On 18 February, Fiset distinguished himself in the Battle of Paardeberg when Captain H.M. Arnold collapsed with a bullet to the head. Three stretcher-bearers tried to get to him but were themselves wounded. Fiset then reached Arnold, bandaged him on the spot and brought him back behind the firing line. In later confrontations, Fiset often ran risks and earned the admiration of his comrades in arms, including a future minister of militia and defence, Sam Hughes, who viewed the "little French doctor" as something of a hero. Fiset was mentioned three times for his acts of gallantry in despatches to the minister, was awarded the Queen's Medal with four bars along with the Distinguished Service Order and rose to the rank of lieutenant-colonel.

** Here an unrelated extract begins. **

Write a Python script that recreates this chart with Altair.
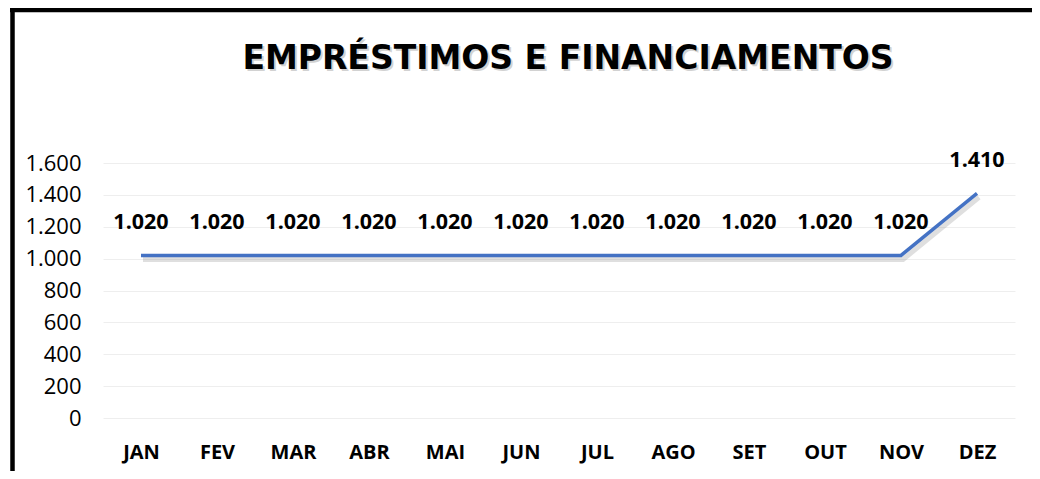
import altair as alt
import pandas as pd

months = ["JAN", "FEV", "MAR", "ABR", "MAI", "JUN", "JUL", "AGO", "SET", "OUT", "NOV", "DEZ"]
values = [1020, 1020, 1020, 1020, 1020, 1020, 1020, 1020, 1020, 1020, 1020, 1410]
y_ticks = [0, 200, 400, 600, 800, 1000, 1200, 1400, 1600]
title_text = "EMPRÉSTIMOS E FINANCIAMENTOS"

df = pd.DataFrame({"mes": months, "valor": values})

x_enc = alt.X(
    "mes:N",
    sort=months,
    scale=alt.Scale(padding=0.5),
    axis=alt.Axis(
        title=None, labelAngle=0, domain=False, ticks=False, grid=False,
        labelFont="Open Sans", labelFontSize=20, labelFontWeight="bold",
        labelColor="#000000", labelPadding=24,
    ),
)
y_enc = alt.Y(
    "valor:Q",
    scale=alt.Scale(domain=[0, 1600], nice=False),
    axis=alt.Axis(
        title=None, values=y_ticks, domain=False, ticks=False, grid=True,
        gridColor="#eeeeee", gridWidth=1,
        labelFont="Open Sans", labelFontSize=22, labelColor="#000000",
        labelPadding=22,
        labelExpr="replace(format(datum.value, ','), ',', '.')",
    ),
)

base = alt.Chart(df).encode(x=x_enc, y=y_enc)

shadow = base.mark_line(color="#7f7f7f", opacity=0.25, strokeWidth=5, xOffset=2, yOffset=4)
line = base.mark_line(color="#4472C4", strokeWidth=3.5)
labels = base.transform_calculate(
    lbl="replace(format(datum.valor, ','), ',', '.')"
).mark_text(
    font="Open Sans", fontSize=21.5, fontWeight="bold", color="#000000",
    dy=-32, baseline="middle", align="center",
).encode(text="lbl:N")

deco = alt.Chart(pd.DataFrame({"k": [0]}))
title_shadow = deco.mark_text(
    font="DejaVu Sans", fontSize=33, fontWeight="bold", color="#808080",
    opacity=0.35, align="center", baseline="alphabetic",
).encode(x=alt.value(467), y=alt.value(-92), text=alt.value(title_text))
title = deco.mark_text(
    font="DejaVu Sans", fontSize=33, fontWeight="bold", color="#000000",
    align="center", baseline="alphabetic",
).encode(x=alt.value(465), y=alt.value(-94), text=alt.value(title_text))
border_top = deco.mark_rule(color="#000000", strokeWidth=4.5).encode(
    x=alt.value(-93), x2=alt.value(940), y=alt.value(-153)
)
border_left = deco.mark_rule(color="#000000", strokeWidth=4.5).encode(
    x=alt.value(-90.5), y=alt.value(-155), y2=alt.value(320)
)

chart = alt.layer(
    shadow, line, labels, title_shadow, title, border_top, border_left
).properties(
    width=912,
    height=255,
    padding={"left": 95, "top": 155, "right": 17, "bottom": 53},
    autosize=alt.AutoSizeParams(type="none"),
    background="#ffffff",
).configure_view(strokeWidth=0)

chart.save("out.html", embed_options={"renderer": "svg", "actions": False})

When his tour of duty ended in late 1900, Fiset spent a year interning at London's Nose and Throat Hospital and Paris's Hôpital Saint-Antoine. Back in Canada, he practised for eight months in Rimouski before being appointed, on 1 November 1902, to the position of Adjutant in the Army Medical Service. Several months later, on 1 July 1903, he was promoted to colonel and made Director General of the Service. On 22 December 1906 he was named deputy minister of militia and defence.

When the First World War broke out, Fiset was promoted to the rank major general. During that conflict, over and above his usual duties Fiset attended to the military interests of various Allies. In recognition, England made him first a Companion and then a Knight of the Order St Michael and St George, and France named him a Chevalier of the Legion of Honour. Fiset also became a Commander of the Belgian Crown and an officer first class of the Order of St Sava (Yugoslavia), while Czechoslovakia awarded him its Military Cross.

Fiset retired in 1923 after serving for 17 years under seven consecutive ministers; at the time, he was the only French Canadian to hold the position of deputy minister in Ottawa. The next year, Fiset embarked on a political career that would be almost as long as his administrative one: From 1924 to 1939 he sat in the Commons as Liberal MP for Rimouski.

On 30 December 1939, Fiset was installed as lieutenant governor of Quebec, taking as his motto 'J'ai servi." In January 1941 and again in February 1942 he departed from protocol by opening the legislative session in his khaki major general's uniform rather than the ceremonial garb of a lieutenant governor to demonstrate his support for a greater Canadian war effort. As lieutenant governor, following custom, he received a number of honours: honorary doctorates from Université Laval in 1940, Bishop's College in 1941 and Université de Montréal in 1943. He was made a Knight of the Order of St John of Jerusalem in 1941 and a Fellow of the Royal College of Physicians and Surgeons Canada in 1943.

Sir Eugene Fiset left office on 1 October 1950 and died a short time later, on 8 June 1951, at Rivière-du-Loup. On 20 May 1902 he had married Zoé-Mary-Stella Taschereau and they had four daughters.